OpenAI has recently announced the creation of its latest deep learning model, GPT-4. It is a large multimodal model that accepts image and text inputs and outputs text. While GPT-4 is not as capable as humans in many real-world scenarios, it has shown human-level performance on various professional and academic benchmarks.
Access to GPT-4
GPT-4's text input capability is now available via ChatGPT Plus and the API, with a waitlist. OpenAI is also collaborating closely with a single partner to prepare the image input capability for wider availability. Additionally, OpenAI is open-sourcing OpenAI Evals, their framework for automated evaluation of AI model performance, to allow anyone to report shortcomings in their models to help guide further improvements.
GPT-4's Capabilities
GPT-4 is a multimodal model that can accept both image and text inputs and generate text outputs. While it is not as capable as humans in real-world scenarios, it has achieved human-level performance on several academic and professional benchmarks.

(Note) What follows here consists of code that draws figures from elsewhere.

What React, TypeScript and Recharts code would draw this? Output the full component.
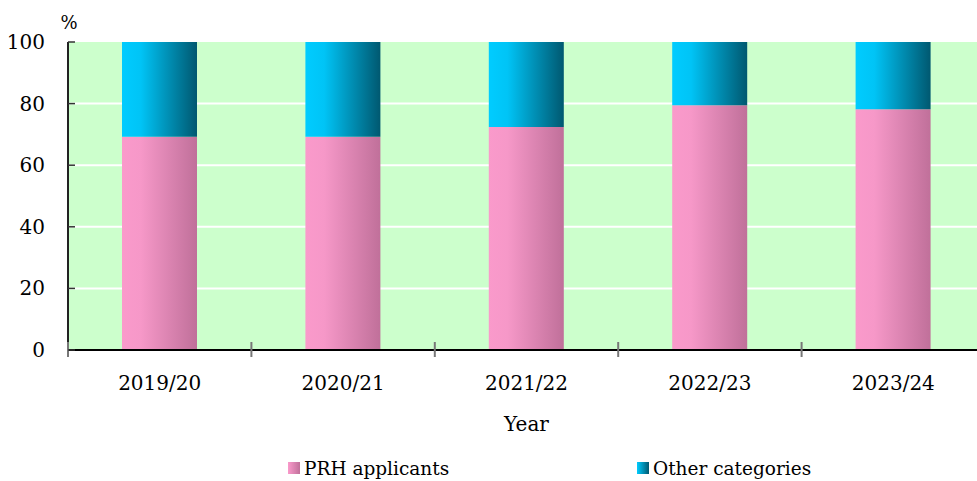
import { Bar, BarChart, CartesianGrid, Legend, XAxis, YAxis } from "recharts";

const years = ["2019/20", "2020/21", "2021/22", "2022/23", "2023/24"];
const prhApplicants = [69.2, 69.2, 72.4, 79.5, 78.2];
const otherCategories = [30.8, 30.8, 27.6, 20.5, 21.8];
const yTicks = [0, 20, 40, 60, 80, 100];

const FONT = "DejaVu Serif";
const BG = "#ccffcc";

const data = years.map((year, i) => ({
  year,
  prh: prhApplicants[i],
  other: otherCategories[i],
}));

function YTick({ x, y, payload }: any) {
  return (
    <g>
      <line x1={x} x2={x + 7} y1={y} y2={y} stroke="#333" strokeWidth={1.5} />
      <text x={x - 23} y={y} dy={7} textAnchor="end" fontFamily={FONT} fontSize={20} fill="#000">
        {payload.value}
      </text>
    </g>
  );
}

// category label plus the boundary tick on the left edge of each band
function XTick({ x, y, payload, width, visibleTicksCount }: any) {
  const half = width / visibleTicksCount / 2;
  return (
    <g>
      <line x1={x - half} x2={x - half} y1={y - 8} y2={y + 7} stroke="#777" strokeWidth={2} />
      <text x={x} y={y + 40} textAnchor="middle" fontFamily={FONT} fontSize={20} fill="#000">
        {payload.value}
      </text>
    </g>
  );
}

function LegendBox() {
  const items = [
    { label: "PRH applicants", fill: "url(#lgPink)", left: 288 },
    { label: "Other categories", fill: "url(#lgBlue)", left: 637 },
  ];
  return (
    <svg width={977} height={30} style={{ display: "block" }}>
      <defs>
        <linearGradient id="lgPink" x1="0" y1="0" x2="1" y2="0">
          <stop offset="0" stopColor="#fa9acb" />
          <stop offset="1" stopColor="#c0709a" />
        </linearGradient>
        <linearGradient id="lgBlue" x1="0" y1="0" x2="1" y2="0">
          <stop offset="0" stopColor="#00ccff" />
          <stop offset="1" stopColor="#005870" />
        </linearGradient>
      </defs>
      {items.map((it) => (
        <g key={it.label}>
          <rect x={it.left} y={13} width={12} height={12} fill={it.fill} />
          <text x={it.left + 16} y={26} fontFamily={FONT} fontSize={18.5} fill="#000">
            {it.label}
          </text>
        </g>
      ))}
    </svg>
  );
}

export default function App() {
  return (
    <div style={{ position: "absolute", left: 0, top: 0, width: 977, height: 481, background: "#fff", overflow: "hidden" }}>
      <BarChart
        width={977}
        height={481}
        data={data}
        margin={{ top: 42, right: -8, left: 0, bottom: 30 }}
        barCategoryGap={0}
      >
        <defs>
          <linearGradient id="gPink" x1="0" y1="0" x2="1" y2="0">
            <stop offset="0" stopColor="#fa9acb" />
            <stop offset="0.25" stopColor="#f698c8" />
            <stop offset="1" stopColor="#c0709a" />
          </linearGradient>
          <linearGradient id="gBlue" x1="0" y1="0" x2="1" y2="0">
            <stop offset="0" stopColor="#00ccff" />
            <stop offset="0.25" stopColor="#00c4f6" />
            <stop offset="1" stopColor="#005870" />
          </linearGradient>
        </defs>
        <CartesianGrid fill={BG} stroke="#ffffff" strokeWidth={2} vertical={false} horizontalValues={[20, 40, 60, 80]} />
        <XAxis
          dataKey="year"
          height={101}
          axisLine={{ stroke: "#000", strokeWidth: 2 }}
          tickLine={false}
          tickSize={0}
          tickMargin={0}
          tick={<XTick />}
          interval={0}
          label={{ value: "Year", position: "insideBottom", offset: 20, fontSize: 20, fontFamily: FONT, fill: "#000" }}
        />
        <YAxis
          width={68}
          domain={[0, 100]}
          ticks={yTicks}
          interval={0}
          axisLine={{ stroke: "#222", strokeWidth: 2 }}
          tickLine={false}
          tickSize={0}
          tickMargin={0}
          tick={<YTick />}
          label={{
            value: "%",
            content: ({ viewBox }: any) => (
              <text x={viewBox.x + viewBox.width + 1} y={viewBox.y - 13} textAnchor="middle" fontFamily={FONT} fontSize={18} fill="#000">
                %
              </text>
            ),
          }}
        />
        <Bar dataKey="prh" stackId="a" fill="url(#gPink)" barSize={75} isAnimationActive={false} />
        <Bar dataKey="other" stackId="a" fill="url(#gBlue)" barSize={75} isAnimationActive={false} />
        <Legend
          layout="horizontal"
          verticalAlign="middle"
          align="center"
          content={() => <LegendBox />}
          wrapperStyle={{ position: "absolute", left: 0, top: 449, width: 977, height: 30 }}
        />
      </BarChart>
    </div>
  );
}
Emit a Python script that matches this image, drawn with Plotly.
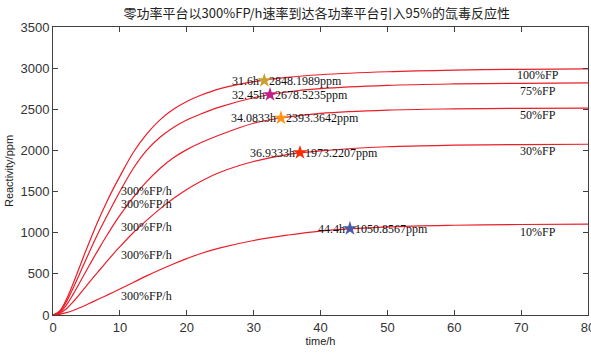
import plotly.graph_objects as go

# ---- data ----
t = [0, 1, 2, 3, 4, 5, 6, 7, 8, 9, 10, 12, 14, 16, 18, 20, 22, 25, 30, 35, 40, 50, 60, 70, 80]

fp100 = [0, 50, 190, 380, 590, 800, 1000, 1190, 1368, 1533, 1685, 1975, 2199, 2371, 2499, 2595, 2667, 2751, 2836, 2888, 2920, 2956, 2976, 2986, 2991]
fp75  = [0, 40, 160, 325, 505, 687, 865, 1035, 1195, 1350, 1500, 1780, 2000, 2160, 2280, 2370, 2440, 2530, 2640, 2710, 2750, 2790, 2808, 2816, 2820]
fp50  = [0, 30, 120, 250, 395, 540, 685, 825, 960, 1090, 1210, 1430, 1620, 1780, 1910, 2010, 2090, 2190, 2330, 2405, 2450, 2490, 2505, 2512, 2515]
fp30  = [0, 20, 75, 160, 255, 355, 455, 550, 645, 740, 830, 1000, 1150, 1290, 1415, 1525, 1620, 1735, 1865, 1950, 1995, 2045, 2064, 2071, 2075]
fp10  = [0, 8, 28, 55, 88, 125, 162, 200, 238, 276, 315, 395, 475, 550, 620, 685, 745, 815, 905, 970, 1020, 1070, 1091, 1100, 1105]

series = [fp100, fp75, fp50, fp30, fp10]
levels = ["100%FP", "75%FP", "50%FP", "30%FP", "10%FP"]
level_label_y = [2918, 2724, 2425, 1989, 1008]

star_t = [31.6, 32.45, 34.0833, 36.9333, 44.4]
star_v = [2848.1989, 2678.5235, 2393.3642, 1973.2207, 1050.8567]
star_t_text = ["31.6h", "32.45h", "34.0833h", "36.9333h", "44.4h"]
star_v_text = ["2848.1989ppm", "2678.5235ppm", "2393.3642ppm", "1973.2207ppm", "1050.8567ppm"]
star_colors = ["#c8a030", "#c0208a", "#ff9418", "#ff2a00", "#4a5aa8"]

rate_label = "300%FP/h"
rate_label_y = [1513, 1344, 1065, 726, 234]

title = "零功率平台以300%FP/h速率到达各功率平台引入95%的氙毒反应性"

# ---- figure ----
fig = go.Figure()
for s in series:
    fig.add_trace(go.Scatter(x=t, y=s, mode="lines",
                             line=dict(color="rgb(235,30,40)", width=1.2, shape="spline", smoothing=1.0),
                             showlegend=False, hoverinfo="skip"))

fig.add_trace(go.Scatter(x=star_t, y=star_v, mode="markers",
                         marker=dict(symbol="star", size=11, color=star_colors, line=dict(width=0)),
                         showlegend=False, hoverinfo="skip"))

serif = "Liberation Serif"
ann = []
for tx, vy, a, b in zip(star_t, star_v, star_t_text, star_v_text):
    ann.append(dict(x=tx, y=vy, text=a, xanchor="right", yanchor="middle", xshift=-3, showarrow=False,
                    font=dict(family=serif, size=12, color="#111")))
    ann.append(dict(x=tx, y=vy, text=b, xanchor="left", yanchor="middle", xshift=3, showarrow=False,
                    font=dict(family=serif, size=12, color="#111")))
for lab, ly in zip(levels, level_label_y):
    ann.append(dict(x=72.5, y=ly, text=lab, xanchor="center", yanchor="middle", showarrow=False,
                    font=dict(family=serif, size=12, color="#111")))
for ly in rate_label_y:
    ann.append(dict(x=9.9, y=ly, text=rate_label, xanchor="left", yanchor="middle", showarrow=False,
                    font=dict(family=serif, size=12, color="#111")))

axis_common = dict(showline=True, linecolor="#404040", linewidth=1, mirror="ticks", ticks="inside",
                   ticklen=5, tickcolor="#404040", showgrid=False, zeroline=False, automargin=False,
                   ticklabeloverflow="allow",
                   tickfont=dict(family="Liberation Sans", size=13, color="#333"))

fig.update_layout(
    width=591, height=357,
    margin=dict(l=53, r=3, t=27, b=42),
    paper_bgcolor="white", plot_bgcolor="white",
    title=dict(text=title, x=0.536, xanchor="center", y=0.961, yanchor="middle",
               font=dict(family="Noto Sans CJK SC", size=13, color="#222")),
    xaxis=dict(range=[0, 80], dtick=10, title=dict(text="time/h", standoff=0,
               font=dict(family="Liberation Sans", size=11, color="#222")), **axis_common),
    yaxis=dict(range=[0, 3500], dtick=500, title=dict(text="Reactivity/ppm", standoff=4,
               font=dict(family="Liberation Sans", size=11, color="#222")), **axis_common),
    annotations=ann,
)

fig.write_html("out.html", config={"displayModeBar": False},
               post_script="document.body.style.margin='0px';")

OpenAI tested them on a variety of benchmarks, including simulating exams that were originally designed for humans. They tested GPT-4 using the most recent publicly-available tests (in the case of the Olympiads and AP free response questions) or by purchasing 2022–2023 editions of practice exams. OpenAI did no specific training for these exams. A minority of the problems in the exams were seen by the model during training, but they believe the results to be representative.
GPT-4 has shown better performance than GPT-3.5 on the benchmarks, exhibiting human-level performance on various professional and academic exams, such as passing a simulated bar exam with a score around the top 10% of test takers. In contrast, GPT-3.5's score was around the bottom 10%.
OpenAI has also shared the estimated percentile lower bound among test-takers for each exam. The results showed that GPT-4 performed better than GPT-3.5 in all the tests. For example, GPT-4 scored 298 out of 400 on the Uniform Bar Exam (MBE+MEE+MPT), which is around the 90th percentile, while GPT-3.5 scored 213 out of 400, around the 10th percentile. The results demonstrate the significant improvement that GPT-4 has achieved over its predecessor.
GPT-4 scored high on traditional machine learning benchmarks, outperforming existing large language models.
Safety and alignment
In addition to its advanced language processing capabilities, GPT-4 is designed with safety and alignment in mind. OpenAI spent six months making the model safer and more aligned, resulting in a system that is 82% less likely to respond to requests for disallowed content and 40% more likely to produce factual responses than GPT-3.5 on internal evaluations. OpenAI achieved this by incorporating more human feedback, including feedback from ChatGPT users, and working with over 50 experts in domains such as AI safety and security.
Built with GPT-4
OpenAI has released some information about companies that are already integrating ChatGPT in their product, some of them are:
- Duolingo
- Be My Eyes
- Stripe
- Morgan Stanley
- Government of Iceland
Conclusion
GPT-4 is the latest achievement in OpenAI's efforts to scale up deep learning. It is a large multimodal model that has achieved human-level performance on various academic and professional benchmarks. Although it is still far from perfect, it exhibits improved factuality, steerability, and adherence to guardrails, making it more reliable, creative, and able to handle nuanced instructions than its predecessor, GPT-3.5. We are excited to see what GPT4 brings after seeing the hype and incredible amount of products that raised from ChatGPT.